#### Given instruction:
Skip any picture you find and retype all the remaining lines exactly.
_ _ _ _
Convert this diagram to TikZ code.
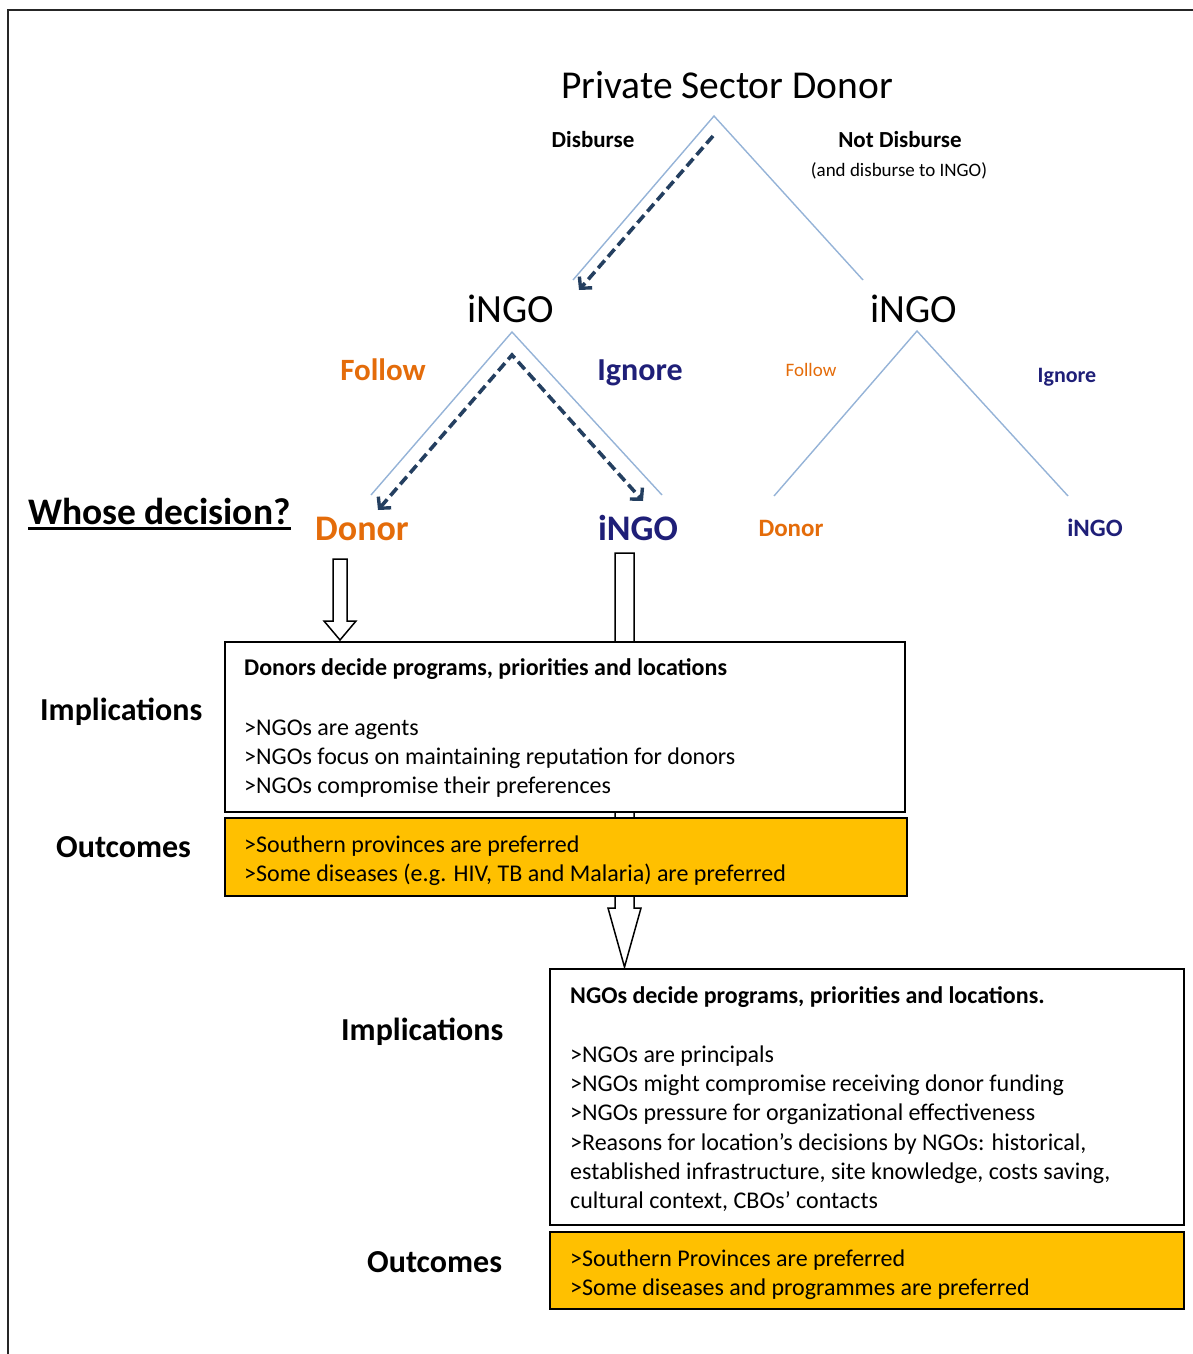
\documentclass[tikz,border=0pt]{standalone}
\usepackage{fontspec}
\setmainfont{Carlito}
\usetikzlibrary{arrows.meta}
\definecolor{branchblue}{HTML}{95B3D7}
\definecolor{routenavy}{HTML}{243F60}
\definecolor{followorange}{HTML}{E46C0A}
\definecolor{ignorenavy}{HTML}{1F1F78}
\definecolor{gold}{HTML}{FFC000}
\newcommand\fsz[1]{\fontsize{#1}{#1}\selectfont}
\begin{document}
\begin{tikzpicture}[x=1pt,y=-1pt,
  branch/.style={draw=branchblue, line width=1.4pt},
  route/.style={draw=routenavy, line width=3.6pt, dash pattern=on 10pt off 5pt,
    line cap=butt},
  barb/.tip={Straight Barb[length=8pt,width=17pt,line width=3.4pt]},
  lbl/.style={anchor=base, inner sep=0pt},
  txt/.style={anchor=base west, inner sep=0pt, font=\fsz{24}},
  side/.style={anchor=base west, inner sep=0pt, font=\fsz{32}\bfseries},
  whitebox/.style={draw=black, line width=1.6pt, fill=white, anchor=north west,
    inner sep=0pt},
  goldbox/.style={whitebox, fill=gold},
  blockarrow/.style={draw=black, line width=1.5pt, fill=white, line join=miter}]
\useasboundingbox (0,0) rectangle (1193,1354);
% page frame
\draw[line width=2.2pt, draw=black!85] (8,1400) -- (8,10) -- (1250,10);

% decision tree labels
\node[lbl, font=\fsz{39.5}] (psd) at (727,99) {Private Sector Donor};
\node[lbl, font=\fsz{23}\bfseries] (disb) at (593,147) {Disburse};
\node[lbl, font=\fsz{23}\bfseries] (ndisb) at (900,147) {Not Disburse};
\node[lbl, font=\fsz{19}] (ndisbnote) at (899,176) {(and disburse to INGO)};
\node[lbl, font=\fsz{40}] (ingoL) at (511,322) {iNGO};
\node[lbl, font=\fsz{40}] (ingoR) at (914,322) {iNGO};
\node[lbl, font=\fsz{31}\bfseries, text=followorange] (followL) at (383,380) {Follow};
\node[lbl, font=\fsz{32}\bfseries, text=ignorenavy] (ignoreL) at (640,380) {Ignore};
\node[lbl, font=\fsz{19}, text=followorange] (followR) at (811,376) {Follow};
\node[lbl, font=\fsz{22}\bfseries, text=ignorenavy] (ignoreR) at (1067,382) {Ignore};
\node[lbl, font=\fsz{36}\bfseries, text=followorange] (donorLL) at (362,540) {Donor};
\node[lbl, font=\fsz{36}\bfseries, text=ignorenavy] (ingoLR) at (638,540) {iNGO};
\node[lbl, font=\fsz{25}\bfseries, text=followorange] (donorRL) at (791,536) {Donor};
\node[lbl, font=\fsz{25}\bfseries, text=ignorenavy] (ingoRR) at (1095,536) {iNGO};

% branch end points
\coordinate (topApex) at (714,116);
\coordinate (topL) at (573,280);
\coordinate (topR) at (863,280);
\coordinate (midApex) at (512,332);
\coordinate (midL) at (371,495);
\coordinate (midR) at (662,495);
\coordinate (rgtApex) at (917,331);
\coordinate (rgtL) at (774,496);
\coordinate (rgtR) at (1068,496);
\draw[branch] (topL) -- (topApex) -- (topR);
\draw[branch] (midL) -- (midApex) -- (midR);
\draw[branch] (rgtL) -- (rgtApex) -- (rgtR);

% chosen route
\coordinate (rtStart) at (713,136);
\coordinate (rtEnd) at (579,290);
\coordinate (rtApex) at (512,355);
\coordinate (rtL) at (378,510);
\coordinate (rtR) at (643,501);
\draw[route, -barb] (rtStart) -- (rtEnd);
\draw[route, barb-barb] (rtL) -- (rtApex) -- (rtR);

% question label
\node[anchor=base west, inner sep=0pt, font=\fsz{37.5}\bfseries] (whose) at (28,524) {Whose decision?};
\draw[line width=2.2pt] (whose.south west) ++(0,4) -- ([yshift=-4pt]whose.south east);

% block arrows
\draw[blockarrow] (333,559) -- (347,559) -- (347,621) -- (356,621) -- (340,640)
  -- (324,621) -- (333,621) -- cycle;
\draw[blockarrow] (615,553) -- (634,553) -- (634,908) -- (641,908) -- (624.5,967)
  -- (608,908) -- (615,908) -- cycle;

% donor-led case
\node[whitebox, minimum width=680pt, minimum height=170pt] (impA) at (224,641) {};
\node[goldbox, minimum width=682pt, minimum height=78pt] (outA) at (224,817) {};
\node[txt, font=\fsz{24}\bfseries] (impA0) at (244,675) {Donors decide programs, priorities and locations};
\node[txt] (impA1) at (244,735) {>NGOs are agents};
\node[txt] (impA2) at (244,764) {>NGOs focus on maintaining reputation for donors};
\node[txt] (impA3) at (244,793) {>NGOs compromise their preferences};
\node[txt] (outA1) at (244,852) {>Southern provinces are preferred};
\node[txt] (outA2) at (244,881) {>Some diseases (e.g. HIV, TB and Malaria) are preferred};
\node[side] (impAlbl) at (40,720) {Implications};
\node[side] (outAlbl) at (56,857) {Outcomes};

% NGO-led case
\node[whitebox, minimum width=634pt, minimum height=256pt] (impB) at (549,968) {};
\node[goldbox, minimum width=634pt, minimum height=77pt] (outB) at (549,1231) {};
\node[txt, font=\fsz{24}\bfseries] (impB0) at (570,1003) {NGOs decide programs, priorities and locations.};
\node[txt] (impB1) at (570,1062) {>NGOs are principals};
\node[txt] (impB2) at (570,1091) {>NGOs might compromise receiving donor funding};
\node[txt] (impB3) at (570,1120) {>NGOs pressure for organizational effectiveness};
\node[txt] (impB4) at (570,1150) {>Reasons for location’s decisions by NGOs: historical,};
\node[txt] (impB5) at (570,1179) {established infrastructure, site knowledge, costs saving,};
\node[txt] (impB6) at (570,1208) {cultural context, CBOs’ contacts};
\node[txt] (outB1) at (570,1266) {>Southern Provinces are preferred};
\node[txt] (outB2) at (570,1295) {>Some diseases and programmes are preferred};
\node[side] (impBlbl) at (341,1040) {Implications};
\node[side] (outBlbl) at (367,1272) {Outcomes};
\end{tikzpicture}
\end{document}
_ _ _ _
#### Solved problem:
Convert this diagram to TikZ code.
\documentclass[tikz,border=0pt]{standalone}
\usepackage{fontspec}
\setmainfont{Carlito}
\usetikzlibrary{arrows.meta}
\definecolor{branchblue}{HTML}{95B3D7}
\definecolor{routenavy}{HTML}{243F60}
\definecolor{followorange}{HTML}{E46C0A}
\definecolor{ignorenavy}{HTML}{1F1F78}
\definecolor{gold}{HTML}{FFC000}
\newcommand\fsz[1]{\fontsize{#1}{#1}\selectfont}
\begin{document}
\begin{tikzpicture}[x=1pt,y=-1pt,
  branch/.style={draw=branchblue, line width=1.4pt},
  route/.style={draw=routenavy, line width=3.6pt, dash pattern=on 10pt off 5pt,
    line cap=butt},
  barb/.tip={Straight Barb[length=8pt,width=17pt,line width=3.4pt]},
  lbl/.style={anchor=base, inner sep=0pt},
  txt/.style={anchor=base west, inner sep=0pt, font=\fsz{24}},
  side/.style={anchor=base west, inner sep=0pt, font=\fsz{32}\bfseries},
  whitebox/.style={draw=black, line width=1.6pt, fill=white, anchor=north west,
    inner sep=0pt},
  goldbox/.style={whitebox, fill=gold},
  blockarrow/.style={draw=black, line width=1.5pt, fill=white, line join=miter}]
\useasboundingbox (0,0) rectangle (1193,1354);
% page frame
\draw[line width=2.2pt, draw=black!85] (8,1400) -- (8,10) -- (1250,10);

% decision tree labels
\node[lbl, font=\fsz{39.5}] (psd) at (727,99) {Private Sector Donor};
\node[lbl, font=\fsz{23}\bfseries] (disb) at (593,147) {Disburse};
\node[lbl, font=\fsz{23}\bfseries] (ndisb) at (900,147) {Not Disburse};
\node[lbl, font=\fsz{19}] (ndisbnote) at (899,176) {(and disburse to INGO)};
\node[lbl, font=\fsz{40}] (ingoL) at (511,322) {iNGO};
\node[lbl, font=\fsz{40}] (ingoR) at (914,322) {iNGO};
\node[lbl, font=\fsz{31}\bfseries, text=followorange] (followL) at (383,380) {Follow};
\node[lbl, font=\fsz{32}\bfseries, text=ignorenavy] (ignoreL) at (640,380) {Ignore};
\node[lbl, font=\fsz{19}, text=followorange] (followR) at (811,376) {Follow};
\node[lbl, font=\fsz{22}\bfseries, text=ignorenavy] (ignoreR) at (1067,382) {Ignore};
\node[lbl, font=\fsz{36}\bfseries, text=followorange] (donorLL) at (362,540) {Donor};
\node[lbl, font=\fsz{36}\bfseries, text=ignorenavy] (ingoLR) at (638,540) {iNGO};
\node[lbl, font=\fsz{25}\bfseries, text=followorange] (donorRL) at (791,536) {Donor};
\node[lbl, font=\fsz{25}\bfseries, text=ignorenavy] (ingoRR) at (1095,536) {iNGO};

% branch end points
\coordinate (topApex) at (714,116);
\coordinate (topL) at (573,280);
\coordinate (topR) at (863,280);
\coordinate (midApex) at (512,332);
\coordinate (midL) at (371,495);
\coordinate (midR) at (662,495);
\coordinate (rgtApex) at (917,331);
\coordinate (rgtL) at (774,496);
\coordinate (rgtR) at (1068,496);
\draw[branch] (topL) -- (topApex) -- (topR);
\draw[branch] (midL) -- (midApex) -- (midR);
\draw[branch] (rgtL) -- (rgtApex) -- (rgtR);

% chosen route
\coordinate (rtStart) at (713,136);
\coordinate (rtEnd) at (579,290);
\coordinate (rtApex) at (512,355);
\coordinate (rtL) at (378,510);
\coordinate (rtR) at (643,501);
\draw[route, -barb] (rtStart) -- (rtEnd);
\draw[route, barb-barb] (rtL) -- (rtApex) -- (rtR);

% question label
\node[anchor=base west, inner sep=0pt, font=\fsz{37.5}\bfseries] (whose) at (28,524) {Whose decision?};
\draw[line width=2.2pt] (whose.south west) ++(0,4) -- ([yshift=-4pt]whose.south east);

% block arrows
\draw[blockarrow] (333,559) -- (347,559) -- (347,621) -- (356,621) -- (340,640)
  -- (324,621) -- (333,621) -- cycle;
\draw[blockarrow] (615,553) -- (634,553) -- (634,908) -- (641,908) -- (624.5,967)
  -- (608,908) -- (615,908) -- cycle;

% donor-led case
\node[whitebox, minimum width=680pt, minimum height=170pt] (impA) at (224,641) {};
\node[goldbox, minimum width=682pt, minimum height=78pt] (outA) at (224,817) {};
\node[txt, font=\fsz{24}\bfseries] (impA0) at (244,675) {Donors decide programs, priorities and locations};
\node[txt] (impA1) at (244,735) {>NGOs are agents};
\node[txt] (impA2) at (244,764) {>NGOs focus on maintaining reputation for donors};
\node[txt] (impA3) at (244,793) {>NGOs compromise their preferences};
\node[txt] (outA1) at (244,852) {>Southern provinces are preferred};
\node[txt] (outA2) at (244,881) {>Some diseases (e.g. HIV, TB and Malaria) are preferred};
\node[side] (impAlbl) at (40,720) {Implications};
\node[side] (outAlbl) at (56,857) {Outcomes};

% NGO-led case
\node[whitebox, minimum width=634pt, minimum height=256pt] (impB) at (549,968) {};
\node[goldbox, minimum width=634pt, minimum height=77pt] (outB) at (549,1231) {};
\node[txt, font=\fsz{24}\bfseries] (impB0) at (570,1003) {NGOs decide programs, priorities and locations.};
\node[txt] (impB1) at (570,1062) {>NGOs are principals};
\node[txt] (impB2) at (570,1091) {>NGOs might compromise receiving donor funding};
\node[txt] (impB3) at (570,1120) {>NGOs pressure for organizational effectiveness};
\node[txt] (impB4) at (570,1150) {>Reasons for location’s decisions by NGOs: historical,};
\node[txt] (impB5) at (570,1179) {established infrastructure, site knowledge, costs saving,};
\node[txt] (impB6) at (570,1208) {cultural context, CBOs’ contacts};
\node[txt] (outB1) at (570,1266) {>Southern Provinces are preferred};
\node[txt] (outB2) at (570,1295) {>Some diseases and programmes are preferred};
\node[side] (impBlbl) at (341,1040) {Implications};
\node[side] (outBlbl) at (367,1272) {Outcomes};
\end{tikzpicture}
\end{document}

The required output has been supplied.